(Records from a collection)
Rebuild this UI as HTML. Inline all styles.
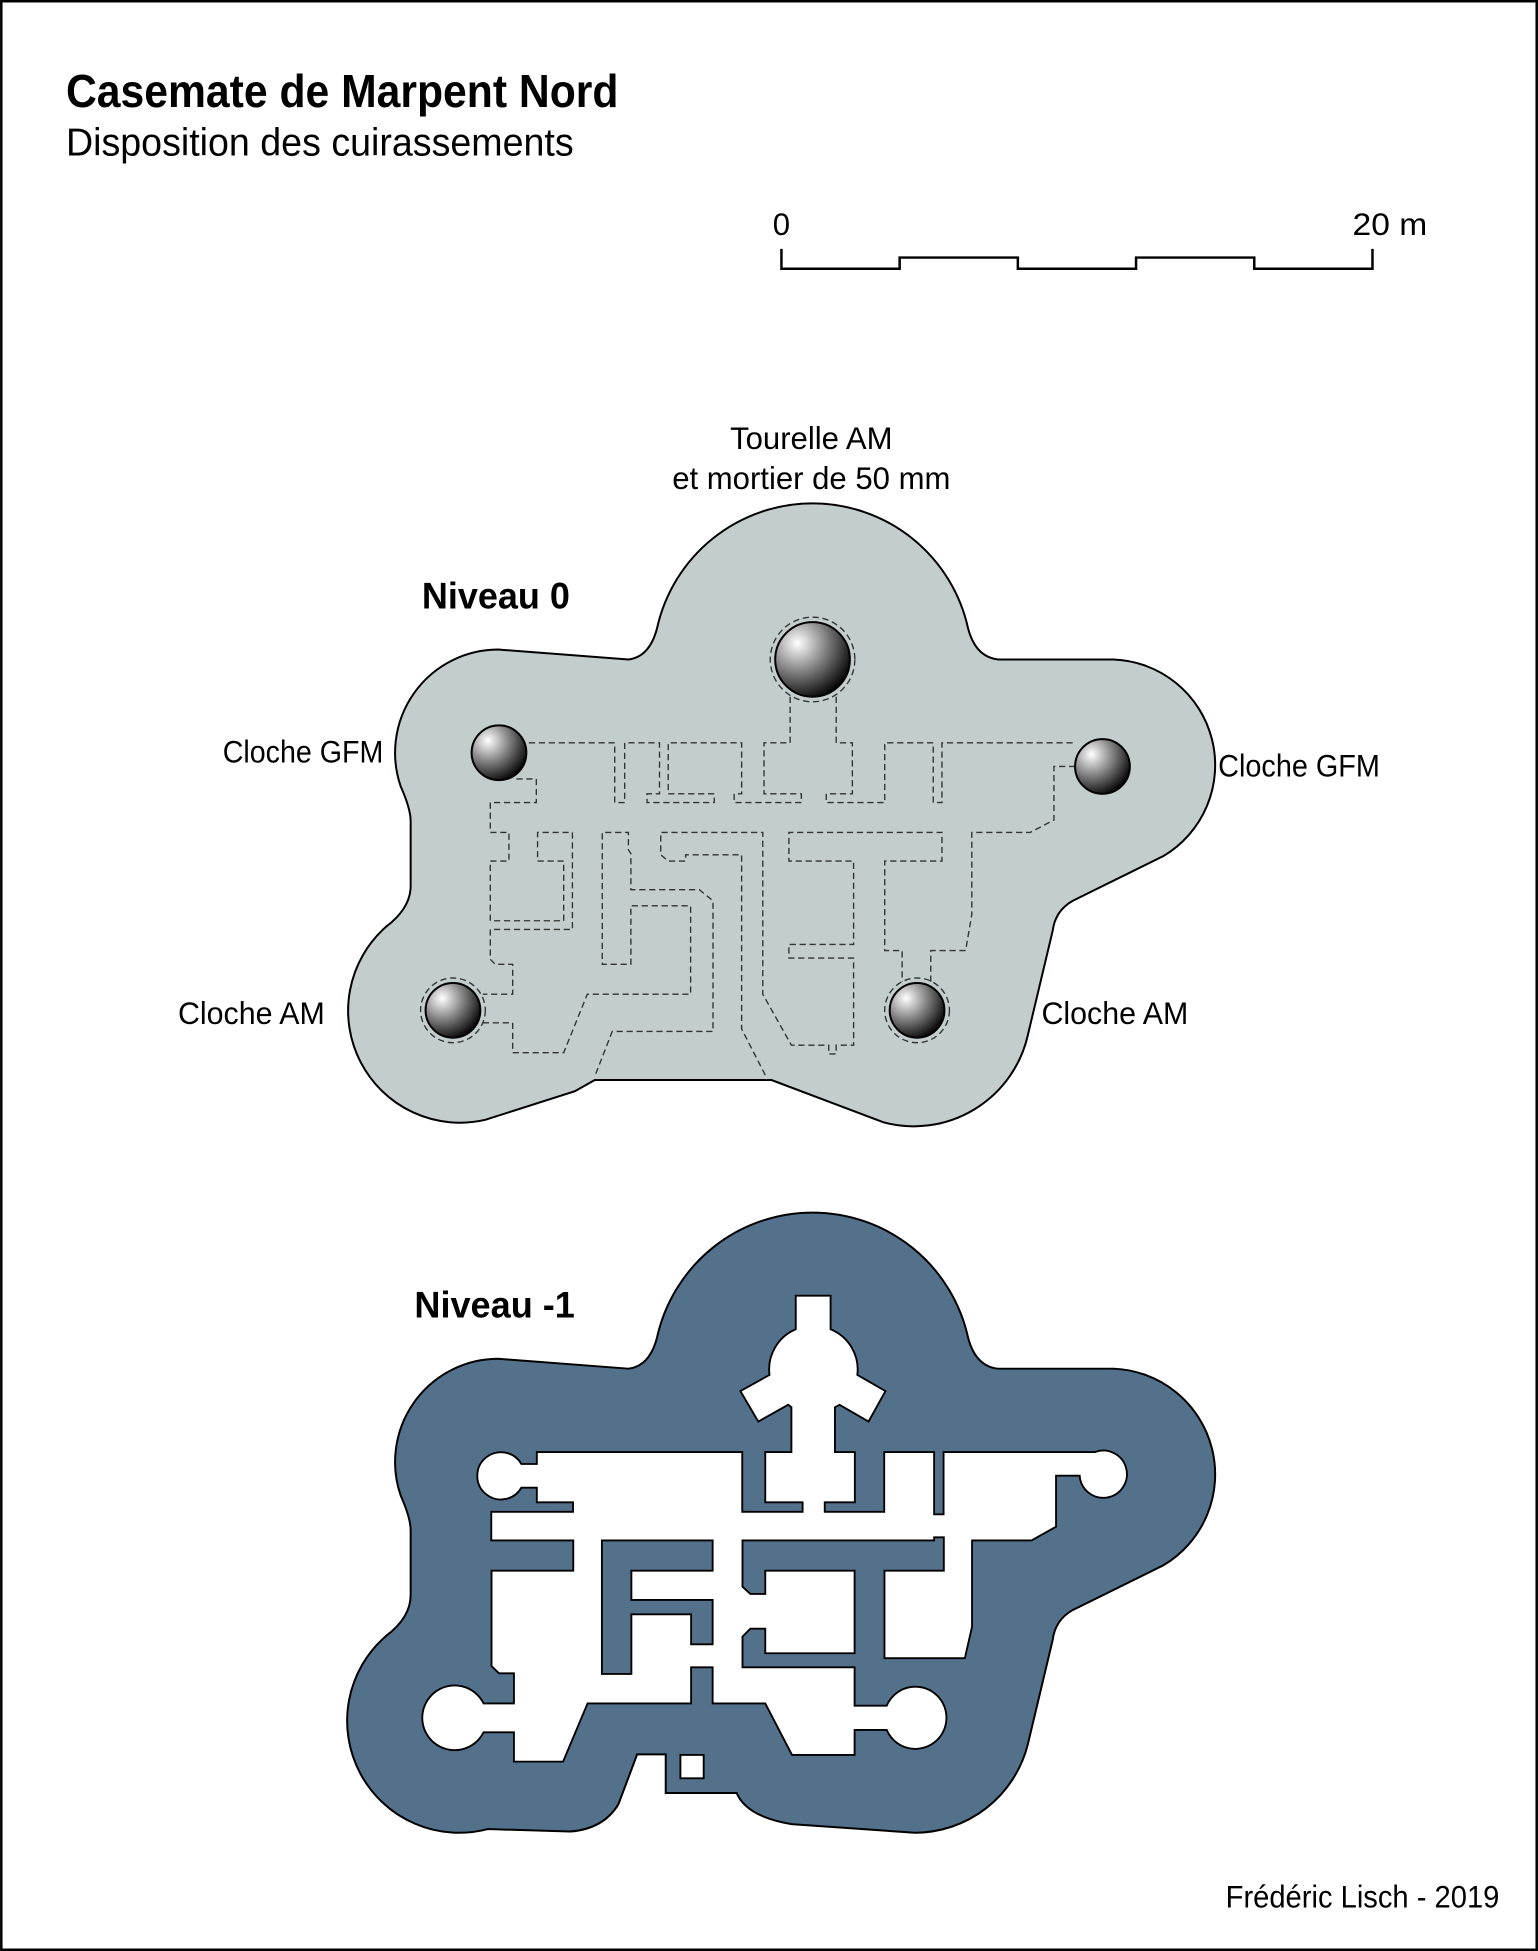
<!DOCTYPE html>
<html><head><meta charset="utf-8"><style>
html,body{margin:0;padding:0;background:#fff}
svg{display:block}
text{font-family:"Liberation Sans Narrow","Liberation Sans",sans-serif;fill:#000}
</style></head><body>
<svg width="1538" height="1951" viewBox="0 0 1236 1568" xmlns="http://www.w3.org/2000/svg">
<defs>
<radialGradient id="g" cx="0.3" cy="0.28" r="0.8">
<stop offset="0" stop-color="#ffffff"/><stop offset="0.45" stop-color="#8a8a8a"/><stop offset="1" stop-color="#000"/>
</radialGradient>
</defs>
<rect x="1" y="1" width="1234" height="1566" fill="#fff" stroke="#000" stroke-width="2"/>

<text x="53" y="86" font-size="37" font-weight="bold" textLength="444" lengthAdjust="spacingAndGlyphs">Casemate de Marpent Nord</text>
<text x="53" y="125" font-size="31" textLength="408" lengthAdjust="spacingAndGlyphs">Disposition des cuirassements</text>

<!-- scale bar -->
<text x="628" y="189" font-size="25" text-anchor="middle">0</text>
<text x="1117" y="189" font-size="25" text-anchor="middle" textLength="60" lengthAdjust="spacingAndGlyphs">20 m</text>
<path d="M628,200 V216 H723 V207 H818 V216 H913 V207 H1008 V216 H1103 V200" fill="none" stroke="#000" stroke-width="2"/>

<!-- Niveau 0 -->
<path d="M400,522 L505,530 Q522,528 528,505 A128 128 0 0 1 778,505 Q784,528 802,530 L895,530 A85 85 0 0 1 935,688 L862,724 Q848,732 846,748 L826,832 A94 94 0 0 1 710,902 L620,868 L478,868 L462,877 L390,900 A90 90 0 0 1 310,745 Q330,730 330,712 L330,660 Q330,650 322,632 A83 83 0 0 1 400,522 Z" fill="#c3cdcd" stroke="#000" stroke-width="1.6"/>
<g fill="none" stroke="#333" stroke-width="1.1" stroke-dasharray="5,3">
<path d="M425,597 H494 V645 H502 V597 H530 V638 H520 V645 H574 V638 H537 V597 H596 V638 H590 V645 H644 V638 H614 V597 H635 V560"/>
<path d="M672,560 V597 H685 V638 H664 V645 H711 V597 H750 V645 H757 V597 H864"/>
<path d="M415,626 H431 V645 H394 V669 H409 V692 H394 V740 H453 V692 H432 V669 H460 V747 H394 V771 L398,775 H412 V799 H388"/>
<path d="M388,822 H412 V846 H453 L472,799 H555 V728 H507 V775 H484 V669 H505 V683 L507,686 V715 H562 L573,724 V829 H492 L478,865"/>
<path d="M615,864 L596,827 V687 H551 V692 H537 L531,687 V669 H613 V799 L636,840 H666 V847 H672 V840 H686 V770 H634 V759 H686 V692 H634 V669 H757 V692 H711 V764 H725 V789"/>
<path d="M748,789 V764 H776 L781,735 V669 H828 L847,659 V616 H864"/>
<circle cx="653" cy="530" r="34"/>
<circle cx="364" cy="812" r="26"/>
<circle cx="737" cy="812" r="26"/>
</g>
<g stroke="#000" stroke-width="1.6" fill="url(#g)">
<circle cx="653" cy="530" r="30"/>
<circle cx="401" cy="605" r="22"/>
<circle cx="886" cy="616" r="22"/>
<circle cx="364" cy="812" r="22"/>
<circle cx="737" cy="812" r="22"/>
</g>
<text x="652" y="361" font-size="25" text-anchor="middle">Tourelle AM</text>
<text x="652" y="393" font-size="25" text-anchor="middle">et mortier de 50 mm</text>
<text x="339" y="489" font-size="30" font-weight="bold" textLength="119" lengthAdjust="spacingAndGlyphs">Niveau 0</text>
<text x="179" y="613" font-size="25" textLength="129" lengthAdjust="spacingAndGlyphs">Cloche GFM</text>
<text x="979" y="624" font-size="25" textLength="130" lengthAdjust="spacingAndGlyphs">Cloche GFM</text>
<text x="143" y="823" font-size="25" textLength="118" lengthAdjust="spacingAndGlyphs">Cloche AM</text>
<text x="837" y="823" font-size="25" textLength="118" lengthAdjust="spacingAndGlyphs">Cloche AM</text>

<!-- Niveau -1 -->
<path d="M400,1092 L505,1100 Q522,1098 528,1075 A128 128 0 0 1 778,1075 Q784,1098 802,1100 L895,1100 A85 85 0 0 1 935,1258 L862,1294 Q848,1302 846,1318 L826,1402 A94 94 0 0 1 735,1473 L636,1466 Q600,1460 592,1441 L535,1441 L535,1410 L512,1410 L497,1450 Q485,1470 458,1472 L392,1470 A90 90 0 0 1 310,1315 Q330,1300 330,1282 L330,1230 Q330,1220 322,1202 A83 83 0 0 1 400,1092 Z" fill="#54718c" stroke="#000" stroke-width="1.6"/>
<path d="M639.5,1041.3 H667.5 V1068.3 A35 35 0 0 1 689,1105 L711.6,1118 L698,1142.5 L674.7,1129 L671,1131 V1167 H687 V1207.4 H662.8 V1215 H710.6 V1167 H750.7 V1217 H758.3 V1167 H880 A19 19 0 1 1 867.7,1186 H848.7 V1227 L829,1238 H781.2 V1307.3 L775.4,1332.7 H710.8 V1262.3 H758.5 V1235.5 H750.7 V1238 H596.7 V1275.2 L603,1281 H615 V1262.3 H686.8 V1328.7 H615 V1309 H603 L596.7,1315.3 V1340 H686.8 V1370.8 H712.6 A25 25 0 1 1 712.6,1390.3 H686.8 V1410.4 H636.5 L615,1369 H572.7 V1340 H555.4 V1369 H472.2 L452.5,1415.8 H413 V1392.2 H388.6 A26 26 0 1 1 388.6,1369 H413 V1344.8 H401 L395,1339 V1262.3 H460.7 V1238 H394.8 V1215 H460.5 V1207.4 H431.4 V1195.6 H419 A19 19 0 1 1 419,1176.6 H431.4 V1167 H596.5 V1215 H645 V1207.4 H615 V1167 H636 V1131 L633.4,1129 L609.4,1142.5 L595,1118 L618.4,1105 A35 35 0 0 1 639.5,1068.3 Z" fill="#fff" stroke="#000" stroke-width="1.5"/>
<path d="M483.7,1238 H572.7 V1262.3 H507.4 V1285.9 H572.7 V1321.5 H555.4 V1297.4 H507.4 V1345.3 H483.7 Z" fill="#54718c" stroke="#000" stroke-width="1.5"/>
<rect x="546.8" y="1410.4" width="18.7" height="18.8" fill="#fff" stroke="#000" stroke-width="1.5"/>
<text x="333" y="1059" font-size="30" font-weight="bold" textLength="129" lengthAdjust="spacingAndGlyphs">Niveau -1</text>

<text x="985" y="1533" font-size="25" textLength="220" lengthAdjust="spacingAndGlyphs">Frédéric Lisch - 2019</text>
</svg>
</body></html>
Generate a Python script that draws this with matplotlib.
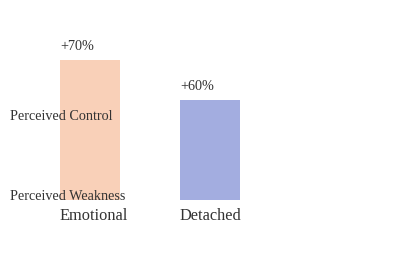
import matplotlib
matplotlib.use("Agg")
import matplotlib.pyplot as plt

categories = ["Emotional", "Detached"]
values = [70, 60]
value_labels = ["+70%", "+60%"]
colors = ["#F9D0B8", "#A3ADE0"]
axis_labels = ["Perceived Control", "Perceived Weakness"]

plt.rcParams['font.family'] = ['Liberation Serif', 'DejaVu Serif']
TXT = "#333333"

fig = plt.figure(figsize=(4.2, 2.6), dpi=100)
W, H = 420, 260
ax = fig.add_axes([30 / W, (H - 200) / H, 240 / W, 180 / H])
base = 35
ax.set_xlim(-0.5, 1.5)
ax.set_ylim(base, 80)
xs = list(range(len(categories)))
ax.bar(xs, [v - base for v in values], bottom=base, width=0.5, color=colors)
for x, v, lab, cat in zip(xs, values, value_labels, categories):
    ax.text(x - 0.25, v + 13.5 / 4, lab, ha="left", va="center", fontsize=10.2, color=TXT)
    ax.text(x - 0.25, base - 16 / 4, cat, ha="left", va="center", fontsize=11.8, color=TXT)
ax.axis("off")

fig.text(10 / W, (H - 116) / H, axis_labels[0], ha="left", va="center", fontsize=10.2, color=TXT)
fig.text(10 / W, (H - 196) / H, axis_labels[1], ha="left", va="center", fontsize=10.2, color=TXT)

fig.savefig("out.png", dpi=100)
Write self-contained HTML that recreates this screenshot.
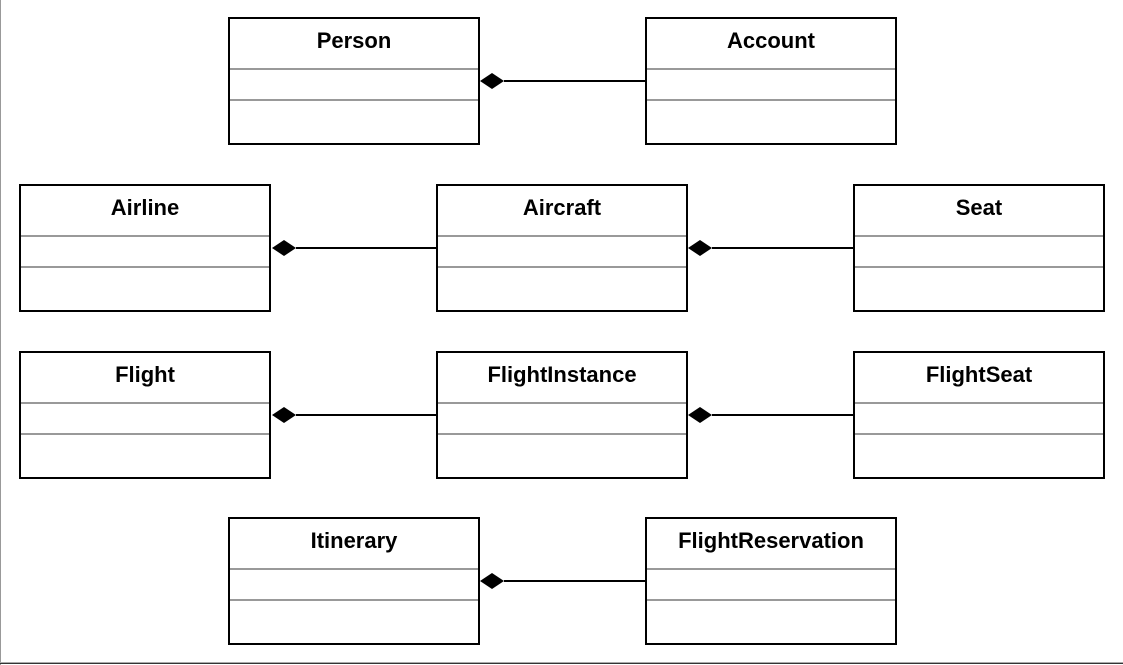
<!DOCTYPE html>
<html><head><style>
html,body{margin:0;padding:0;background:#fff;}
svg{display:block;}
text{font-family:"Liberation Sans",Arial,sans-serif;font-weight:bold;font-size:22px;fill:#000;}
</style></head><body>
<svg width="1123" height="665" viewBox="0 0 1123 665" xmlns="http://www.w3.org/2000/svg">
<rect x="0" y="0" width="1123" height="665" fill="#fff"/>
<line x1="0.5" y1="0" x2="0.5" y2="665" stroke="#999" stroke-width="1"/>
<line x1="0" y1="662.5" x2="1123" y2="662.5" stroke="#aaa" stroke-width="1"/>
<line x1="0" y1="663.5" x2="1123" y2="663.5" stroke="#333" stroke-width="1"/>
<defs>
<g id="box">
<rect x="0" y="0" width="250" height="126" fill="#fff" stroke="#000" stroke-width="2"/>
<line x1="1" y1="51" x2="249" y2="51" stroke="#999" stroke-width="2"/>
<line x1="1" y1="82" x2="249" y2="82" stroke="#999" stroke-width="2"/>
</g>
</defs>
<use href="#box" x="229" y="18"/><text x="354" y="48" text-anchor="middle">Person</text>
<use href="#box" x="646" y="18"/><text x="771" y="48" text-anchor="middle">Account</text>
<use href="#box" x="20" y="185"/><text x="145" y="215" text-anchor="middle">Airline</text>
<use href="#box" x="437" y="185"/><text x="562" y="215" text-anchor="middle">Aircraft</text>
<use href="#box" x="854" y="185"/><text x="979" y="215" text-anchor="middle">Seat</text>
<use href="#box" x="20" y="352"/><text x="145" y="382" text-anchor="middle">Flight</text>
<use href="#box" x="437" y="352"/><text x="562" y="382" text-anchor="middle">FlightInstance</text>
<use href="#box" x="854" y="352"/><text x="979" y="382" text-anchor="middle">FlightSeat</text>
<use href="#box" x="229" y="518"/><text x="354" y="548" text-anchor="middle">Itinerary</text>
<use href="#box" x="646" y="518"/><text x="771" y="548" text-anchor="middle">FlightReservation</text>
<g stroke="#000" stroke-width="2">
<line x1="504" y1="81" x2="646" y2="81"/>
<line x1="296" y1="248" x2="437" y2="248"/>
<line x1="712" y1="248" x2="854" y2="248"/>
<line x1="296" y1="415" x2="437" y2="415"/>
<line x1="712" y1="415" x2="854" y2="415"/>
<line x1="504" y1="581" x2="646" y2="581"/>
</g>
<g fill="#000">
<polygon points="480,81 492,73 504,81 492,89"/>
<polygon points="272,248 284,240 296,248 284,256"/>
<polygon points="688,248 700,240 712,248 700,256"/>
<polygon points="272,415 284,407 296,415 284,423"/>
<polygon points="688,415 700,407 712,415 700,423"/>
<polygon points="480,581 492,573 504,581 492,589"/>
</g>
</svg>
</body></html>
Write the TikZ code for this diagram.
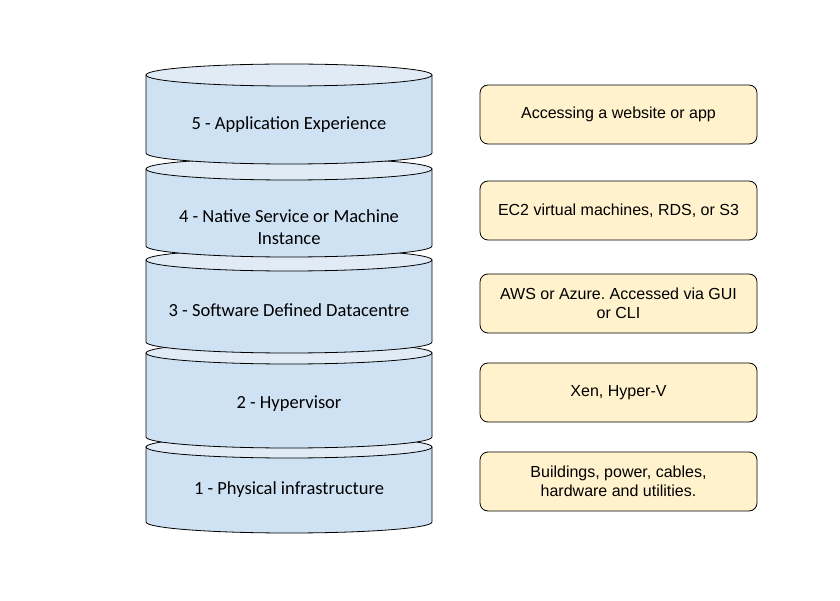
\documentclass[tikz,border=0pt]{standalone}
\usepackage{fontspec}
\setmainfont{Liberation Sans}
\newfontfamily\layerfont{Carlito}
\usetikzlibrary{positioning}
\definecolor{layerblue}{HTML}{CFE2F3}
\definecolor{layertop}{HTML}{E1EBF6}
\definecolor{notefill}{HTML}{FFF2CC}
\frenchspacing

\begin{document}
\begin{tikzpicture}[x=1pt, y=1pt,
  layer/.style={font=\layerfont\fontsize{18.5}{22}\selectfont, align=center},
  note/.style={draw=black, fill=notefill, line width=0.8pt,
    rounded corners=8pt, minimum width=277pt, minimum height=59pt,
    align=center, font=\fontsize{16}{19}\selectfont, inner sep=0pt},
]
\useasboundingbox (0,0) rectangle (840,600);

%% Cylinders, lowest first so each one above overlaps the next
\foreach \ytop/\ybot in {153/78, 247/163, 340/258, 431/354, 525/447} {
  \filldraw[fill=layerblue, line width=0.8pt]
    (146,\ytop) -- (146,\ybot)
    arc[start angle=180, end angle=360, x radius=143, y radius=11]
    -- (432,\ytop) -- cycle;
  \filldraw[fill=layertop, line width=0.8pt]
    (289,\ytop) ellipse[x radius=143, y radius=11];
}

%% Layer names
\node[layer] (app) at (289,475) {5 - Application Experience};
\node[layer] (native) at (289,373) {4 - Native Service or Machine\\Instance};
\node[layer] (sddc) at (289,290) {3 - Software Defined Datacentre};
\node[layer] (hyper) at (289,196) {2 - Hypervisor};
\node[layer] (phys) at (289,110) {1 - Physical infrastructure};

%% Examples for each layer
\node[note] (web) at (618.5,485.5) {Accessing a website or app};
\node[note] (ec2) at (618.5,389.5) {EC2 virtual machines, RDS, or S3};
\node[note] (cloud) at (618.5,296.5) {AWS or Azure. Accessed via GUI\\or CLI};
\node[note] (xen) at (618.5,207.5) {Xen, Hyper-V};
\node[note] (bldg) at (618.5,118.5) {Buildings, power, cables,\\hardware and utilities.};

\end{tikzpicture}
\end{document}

# [Work to be completed]
Make a list of all lines in the data that contain "matplotlib".

# [Complete response]
Generate a Python script that draws this with matplotlib.
import matplotlib
matplotlib.use("Agg")
import matplotlib.pyplot as plt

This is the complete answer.